I am reading and reading and reading about mobilizations and lost times and communalism and here I am, all alone. I could have gone up the street and read with my friend Matt, but I didn't. I'm too sad. He's wonderful but I don't know him that well and I'm feeling really porous right now.

I'm finishing off the red wine that honors the 120 patriots who helped lead Chile to independence and wondering about the state and thinking, we want to figure out ways to organize ourselves outside the purview of the neoliberal nation-state and most people can't decide that a Wal-Mart is a bad thing to have in one's neighborhood. It makes me so sad.

Murray Bookchin, who I am reading now, is really sad about the single-issue activism that pervades leftist movements. Funny thing is, I would say that any other kind of organizing has made itself apparent to me outside of the last, well, couple of years or so. I never thought to think big to think that capitalism itself can be organized against. I guess summit protests were that kind of thinking big. I knew about it I guess, but it just seemed like such bygone era. And to some extent it is. But I'm so hopeful and disappointed at the same time.

Mostly I'm disappointed in myself. Like, I don't try hard enough. Nothing feels like enough. And maybe it shouldn't ever and that's precisely why the work continues. Radical and revolutionary social movement building, to me, seems so mired in ideology or guilt or meanness. I shouldn't say this. But I can't stop thinking about how movement building works and what kinds of methods folks want to employ to win folks over.

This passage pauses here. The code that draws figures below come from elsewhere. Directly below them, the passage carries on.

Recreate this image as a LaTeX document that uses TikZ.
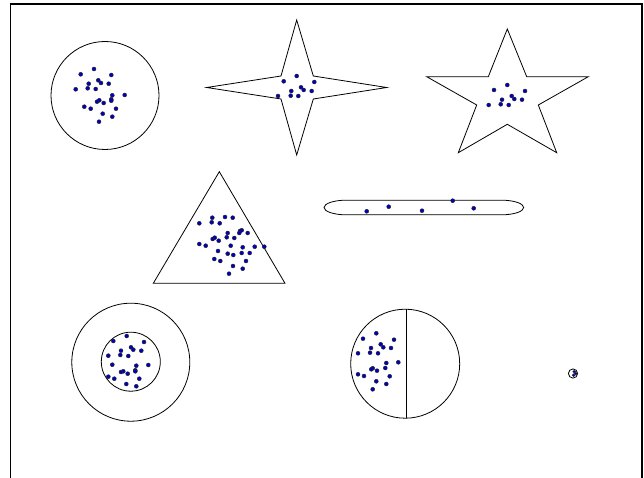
\documentclass[tikz,border=0pt]{standalone}
\usepackage{tikz}
\definecolor{dotblue}{RGB}{0,0,190}
\tikzset{
  shape line/.style={draw=black, line width=0.8pt},
  frame line/.style={draw=black, line width=1.8pt},
  dotmark/.style={fill=dotblue, draw=black!85, line width=0.45pt},
}
\newcommand{\dotset}[1]{\foreach \px/\py in {#1} {\filldraw[dotmark] (\px,\py) circle (2.0);}}
\begin{document}
\begin{tikzpicture}[x=1pt,y=-1pt]
\useasboundingbox (0,0) rectangle (644,478);
% frame
\draw[frame line] (10.5,478) -- (10.5,4) -- (642,4);
\draw[draw=black, line width=1.2pt] (642,3.2) -- (642,478);
% 1 circle
\draw[shape line] (105,95.5) circle (54);
\dotset{80.7/74.3, 94/69, 111.3/75, 88.7/83.7, 98.3/80.3, 101/83, 108.7/83.7, 75.7/89.3, 87.7/88.3, 95.7/89, 124.7/95, 112.3/95.3, 111.3/99.3, 111.3/100.7, 99.3/100.3, 97/101.7, 103.7/103, 84.3/106.7, 90.7/108.7, 116/108.7, 102.7/113.7, 112.3/116.7, 99/121.7}
% 2 four-point star
\draw[shape line] (296.7,20) -- (313.3,76) -- (386.7,87.5) -- (313.3,99) -- (296.7,155) -- (281,99) -- (206.7,87.5) -- (281,76) -- cycle;
\dotset{296.7/76, 283.7/81.3, 314.3/82, 301/87.3, 303.7/90, 311.7/91, 291.3/91, 290.7/95.7, 298.3/96, 278/96}
% 3 five-point star
\draw[shape line] (507.3,29) -- (526.7,76.7) -- (588.3,76.7) -- (538.3,105) -- (556.7,152.7) -- (507.3,124.3) -- (458.3,152.7) -- (476.7,105) -- (426.7,76.7) -- (488.3,76.7) -- cycle;
\dotset{507.3/85, 494/90, 525/91, 511.7/96, 514.3/99, 502/99.7, 522/99.7, 488.7/105, 500.7/104.3, 508.7/105}
% 4 triangle
\draw[shape line] (219.3,171.7) -- (285,283.3) -- (153.3,283.3) -- cycle;
\dotset{199.3/223.3, 212.3/217.7, 211.7/222.3, 219.7/223.3, 225/217, 232.7/217.7, 227.7/233, 240/231, 241.7/230.3, 239.3/233, 247.7/233, 212.7/239, 214.7/237.7, 218.7/240.7, 226.7/237.3, 234.3/238, 199.3/244, 205.7/245.7, 230.7/245.7, 242.7/247.3, 254.7/246.7, 264.3/246.7, 218/251, 227.7/253.7, 233.3/255, 241.7/253, 249.7/253, 214.3/259, 220.3/261, 246/261, 233/266, 242.7/268.7, 229/273.7}
% 5 capsule
\draw[shape line] (501.7,200.2) .. controls (513.7,200.2) and (523.7,203.5) .. (523.7,207.5)
  .. controls (523.7,211.5) and (513.7,214.8) .. (501.7,214.8) -- (346,214.8)
  .. controls (334,214.8) and (324,211.5) .. (324,207.5)
  .. controls (324,203.5) and (334,200.2) .. (346,200.2) -- cycle;
\dotset{366.7/211.3, 388.7/206.7, 422/210.7, 452.7/200.7, 473.7/208.3}
% 6 concentric circles
\draw[shape line] (130.8,362.2) circle (59);
\draw[shape line] (130.8,361.7) circle (29.5);
\dotset{113.3/341, 126.7/336, 144/342, 121/350.7, 131/347.3, 133.3/349.7, 141.3/350.7, 108.3/355.7, 120.3/355, 128.3/356, 112.3/364.7, 136.3/365.7, 148.3/365, 135.3/370.3, 135.3/371.3, 123.3/371.3, 121/372, 127.7/373.7, 108.3/376.7, 114.3/378.7, 139.3/378.7, 126.3/384, 136.3/386.3}
% 7 divided circle
\draw[shape line] (405.2,363.7) circle (54.5);
\draw[shape line] (405.9,309.2) -- (405.9,418.2);
\dotset{376.3/333.3, 363/338.7, 394/339.7, 380.7/344.3, 383.3/347.3, 371/348, 391/348, 358/353.3, 370/352.7, 378/353.3, 398.3/362.3, 386.3/363, 385.3/368, 372.7/368.3, 371.3/369.3, 377/370.7, 358/374.3, 364/376, 389.7/376.3, 376.3/381.3, 386.3/384, 372.7/389.3}
% 8 tiny circle
\draw[shape line] (573,373.5) circle (4.6);
\foreach \px/\py in {574.2/371.6, 575.8/373.6, 573.6/375.2} {\filldraw[dotmark, line width=0.3pt] (\px,\py) circle (1.5);}
\end{tikzpicture}
\end{document}
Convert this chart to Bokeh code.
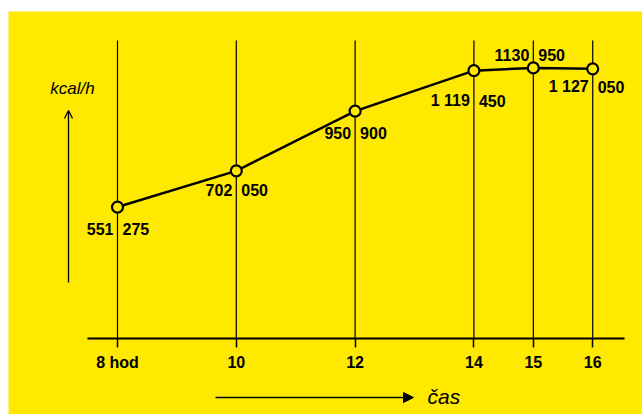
from bokeh.plotting import figure
from bokeh.models import Range1d, FixedTicker, Arrow, NormalHead, OpenHead, Label, ColumnDataSource, Spacer
from bokeh.layouts import column, row
from bokeh.embed import file_html
from bokeh.resources import INLINE
from bokeh.core.properties import value

# ---- data ----
hours = [8, 10, 12, 14, 15, 16]
kcal = [551275, 702050, 950900, 1119450, 1130950, 1127050]
tick_labels = ["8 hod", "10", "12", "14", "15", "16"]
label_left = ["551", "702", "950", "1 119", "1130", "1 127"]
label_right = ["275", "050", "900", "450", "950", "050"]
y_title = "kcal/h"
x_title = "čas"

# ---- layout / style ----
label_dy = [22, 19, 22, 30, -13, 18]
YEL = "#ffe900"
W, H = 634, 403
FONT = "Liberation Sans"
X_START, X_END = 6.165, 16.838          # visible hour range across the whole figure
Y_START, Y_END = -313000, 1366000       # visible kcal/h range across the whole figure
AXIS_AT = 5400                          # value at which the time axis is drawn
AXIS_BOUNDS = (7.495, 16.535)           # extent of the time axis line
GRID_TOP = 1245000                      # upper end of the vertical hour lines

p = figure(width=W, height=H, output_backend="svg", toolbar_location=None,
           x_range=Range1d(X_START, X_END), y_range=Range1d(Y_START, Y_END),
           y_axis_location=None,
           min_border=0, min_border_left=0, min_border_right=0,
           min_border_top=0, min_border_bottom=0,
           background_fill_color=YEL, border_fill_color=YEL, outline_line_color=None)
p.grid.visible = False

ax = p.xaxis[0]
ax.fixed_location = AXIS_AT
ax.bounds = AXIS_BOUNDS
ax.ticker = FixedTicker(ticks=hours)
ax.major_label_overrides = {h: t for h, t in zip(hours, tick_labels)}
ax.axis_line_color = "black"
ax.axis_line_width = 2
ax.major_tick_line_color = "black"
ax.major_tick_line_width = 1.5
ax.major_tick_in = 0
ax.major_tick_out = 9
ax.minor_tick_line_color = None
ax.major_label_standoff = 7
ax.major_label_text_font = FONT
ax.major_label_text_font_size = "16px"
ax.major_label_text_font_style = "bold"
ax.major_label_text_color = "black"

# vertical hour lines
p.segment(x0=hours, y0=[AXIS_AT] * len(hours), x1=hours, y1=[GRID_TOP] * len(hours),
          line_color="black", line_width=1.2)

src = ColumnDataSource(dict(x=hours, y=kcal, l=label_left, r=label_right, dy=label_dy))
p.line("x", "y", source=src, line_color="black", line_width=2.5)
p.scatter("x", "y", source=src, size=11, fill_color=YEL, line_color="black", line_width=2.2)
p.text("x", "y", text="l", source=src, x_offset=-4, y_offset="dy", text_align="right",
       text_baseline="middle", text_font=value(FONT), text_font_size="16px",
       text_font_style="bold", text_color="black")
p.text("x", "y", text="r", source=src, x_offset=5, y_offset="dy", text_align="left",
       text_baseline="middle", text_font=value(FONT), text_font_size="16px",
       text_font_style="bold", text_color="black")

# axis titles with arrows (screen units: from frame bottom-left, y up)
p.add_layout(Label(x=64, y=326, x_units="screen", y_units="screen", text=y_title,
                   text_font=FONT, text_font_size="17px", text_font_style="italic",
                   text_align="center", text_baseline="middle", text_color="black"))
p.add_layout(Arrow(x_start=60, y_start=132, x_end=60, y_end=304,
                   start_units="screen", end_units="screen",
                   line_color="black", line_width=1.3,
                   end=OpenHead(size=8, line_color="black", line_width=1.3)))
p.add_layout(Arrow(x_start=207, y_start=17, x_end=405, y_end=17,
                   start_units="screen", end_units="screen",
                   line_color="black", line_width=1.5,
                   end=NormalHead(size=10, fill_color="black", line_color="black")))
p.add_layout(Label(x=419, y=18, x_units="screen", y_units="screen", text=x_title,
                   text_font=FONT, text_font_size="21px", text_font_style="italic",
                   text_align="left", text_baseline="middle", text_color="black"))

layout = row(Spacer(width=8, height=H + 11), column(Spacer(width=W, height=11), p))
open("out.html", "w").write(file_html(layout, INLINE))
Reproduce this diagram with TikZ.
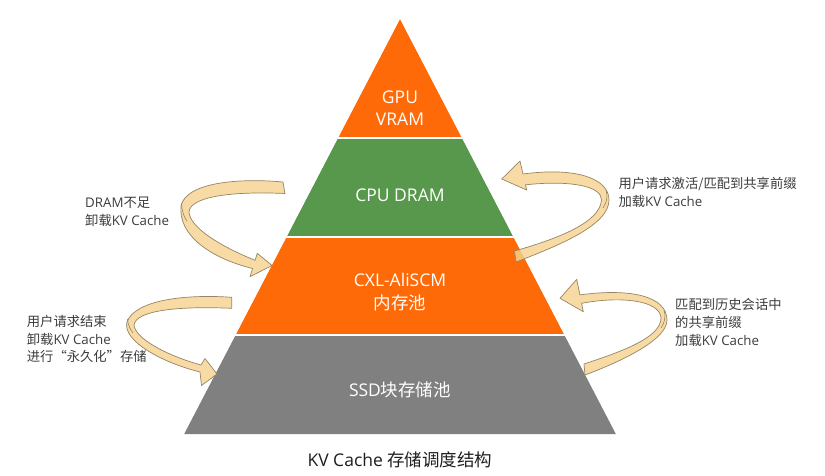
\documentclass[tikz,border=0pt]{standalone}
\usepackage{fontspec}
\setmainfont{Open Sans}
\newfontfamily\cjk{Noto Sans CJK SC}
\newcommand\zh[1]{{\cjk #1}}
\definecolor{porange}{RGB}{255,106,8}
\definecolor{pgreen}{RGB}{88,152,76}
\definecolor{pgray}{RGB}{128,128,128}
\definecolor{ribfill}{RGB}{246,211,144}
\definecolor{ribline}{RGB}{150,132,100}
\definecolor{labtxt}{RGB}{60,60,60}
\definecolor{captxt}{RGB}{30,30,30}
\begin{document}
\begin{tikzpicture}[x=1pt,y=-1pt,
  band/.style={draw=white,line width=1.5pt,line join=round},
  bandtxt/.style={text=white,align=center,inner sep=0pt,font=\fontsize{17.5}{22.5}\selectfont},
  lab/.style={text=labtxt,align=left,inner sep=0pt,anchor=west,font=\fontsize{13.3}{17.8}\selectfont},
  ribbon/.style={fill=ribfill,fill opacity=0.82,draw=ribline,line width=0.7pt,line join=round},
  fold/.style={draw=ribline,line width=0.6pt}]
\useasboundingbox (0,0) rectangle (825,475);
% pyramid bands
\fill[band,fill=porange] (400,17) -- (463,138) -- (337,138) -- cycle;
\fill[band,fill=pgreen] (337,138) -- (463,138) -- (514.5,237) -- (285.5,237) -- cycle;
\fill[band,fill=porange] (285.5,237) -- (514.5,237) -- (565.5,335) -- (234.5,335) -- cycle;
\fill[band,fill=pgray] (234.5,335) -- (565.5,335) -- (617.5,435) -- (182.5,435) -- cycle;
\draw[band] (400,17) -- (463,138) -- (337,138) -- cycle;
\draw[band] (337,138) -- (463,138) -- (514.5,237) -- (285.5,237) -- cycle;
\draw[band] (285.5,237) -- (514.5,237) -- (565.5,335) -- (234.5,335) -- cycle;
\draw[band] (234.5,335) -- (565.5,335) -- (617.5,435) -- (182.5,435) -- cycle;
% band texts
\node[bandtxt] (gpu) at (400,108) {GPU\\VRAM};
\node[bandtxt] (cpu) at (400,195) {CPU DRAM};
\node[bandtxt] (cxl) at (400,292) {CXL-AliSCM\\\zh{内存池}};
\node[bandtxt] (ssd) at (400,390) {SSD\zh{块存储池}};
% caption
\node[text=captxt,inner sep=0pt,font=\fontsize{17.5}{21}\selectfont] (cap) at (400,460) {KV Cache \zh{存储调度结构}};
% ribbon arrows
% left top: DRAM -> CXL
\draw[ribbon] (283,182)
  .. controls (240,178) and (186,182) .. (181,206)
  .. controls (178,235) and (210,258) .. (252.6,268.5)
  -- (250,276.7) -- (272,265.5) -- (257.3,253.3) -- (255.1,260.3)
  .. controls (222,247) and (190,228) .. (189,212)
  .. controls (190,197) and (230,191) .. (285,193.5) -- cycle;
\draw[fold] (181.5,203) .. controls (182,212) and (184,217) .. (187,221);
% left bottom: CXL -> SSD
\draw[ribbon] (231.7,297.3)
  .. controls (185,294) and (135,300) .. (127,322)
  .. controls (122,340) and (160,362) .. (200,372)
  -- (201.5,385.5) -- (217,374) -- (205,358.5) -- (201,365)
  .. controls (165,355) and (135,338) .. (134,325)
  .. controls (136,310) and (180,306) .. (231.7,308.3) -- cycle;
\draw[fold] (127.5,319) .. controls (128,325) and (130,329) .. (133,333);
% right top: CXL -> DRAM
\draw[ribbon] (514.5,251)
  .. controls (560,238) and (600,222) .. (601.5,200)
  .. controls (602,186) and (570,180) .. (525.5,184.8)
  -- (526.7,190) -- (501.7,179) -- (520,161) -- (523,174)
  .. controls (575,167) and (609,178) .. (609,200)
  .. controls (609,225) and (560,245) .. (516,262) -- cycle;
\draw[fold] (606,190) .. controls (608,196) and (607,202) .. (603,208);
% right bottom: SSD -> CXL
\draw[ribbon] (584,364)
  .. controls (620,352) and (661,338) .. (661,318)
  .. controls (660,300) and (620,296) .. (581.6,303.3)
  -- (583.3,311.7) -- (560,298.3) -- (576.7,279.3) -- (579.9,294.9)
  .. controls (630,288) and (667,296) .. (667,320)
  .. controls (667,338) and (630,358) .. (585,375) -- cycle;
\draw[fold] (664,310) .. controls (666,316) and (665,322) .. (661,328);
% labels
\node[lab] (lt) at (85,211.5) {DRAM\zh{不足}\\\zh{卸载}KV Cache};
\node[lab] (lb) at (26.7,339) {\zh{用户请求结束}\\\zh{卸载}KV Cache\\\zh{进行“永久化”存储}};
\node[lab] (rt) at (618.3,192.5) {\zh{用户请求激活/匹配到共享前缀}\\\zh{加载}KV Cache};
\node[lab] (rb) at (675,322.5) {\zh{匹配到历史会话中}\\\zh{的共享前缀}\\\zh{加载}KV Cache};
\end{tikzpicture}
\end{document}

What does it take not only to attract people but to KEEP them?

Maybe I am getting ahead of myself. If my students are any indication of the work that is to be done, it is first and foremost - oh, I don't know. Teaching them how to think or hold onto a thought for more than a minute? To act on those thoughts? To care in the first place? To be interested in being educated rather than perpetually entertained? I really don't fucking know.

Bookchin is so fucking obsessed with reason as the way forward. I don't totally agree with him. Something else drives revolutionary fervor and a sense of possibility. Katsiaficas calls it 'the eros effect.' I get it and I think there's something to it. But something more needs to actually keep people fighting and that's where I think Bookchin is useful. He wants to think through how do we actually take it a step further in those moments of eros? Richard Day thinks that the 'logic of affinity' means that the distinction between revolution and reform is no longer necessary. I don't agree with that either. I think there is a difference between actions that reform (or retreat) from the existing structure and those that can inform fundamental change. What is it? Is capitalism just so pervasive, so omnipresent in our material, psychological, and social lives that it's just impossible to think and act outside of it for more than a 'temporary autonomous' moment?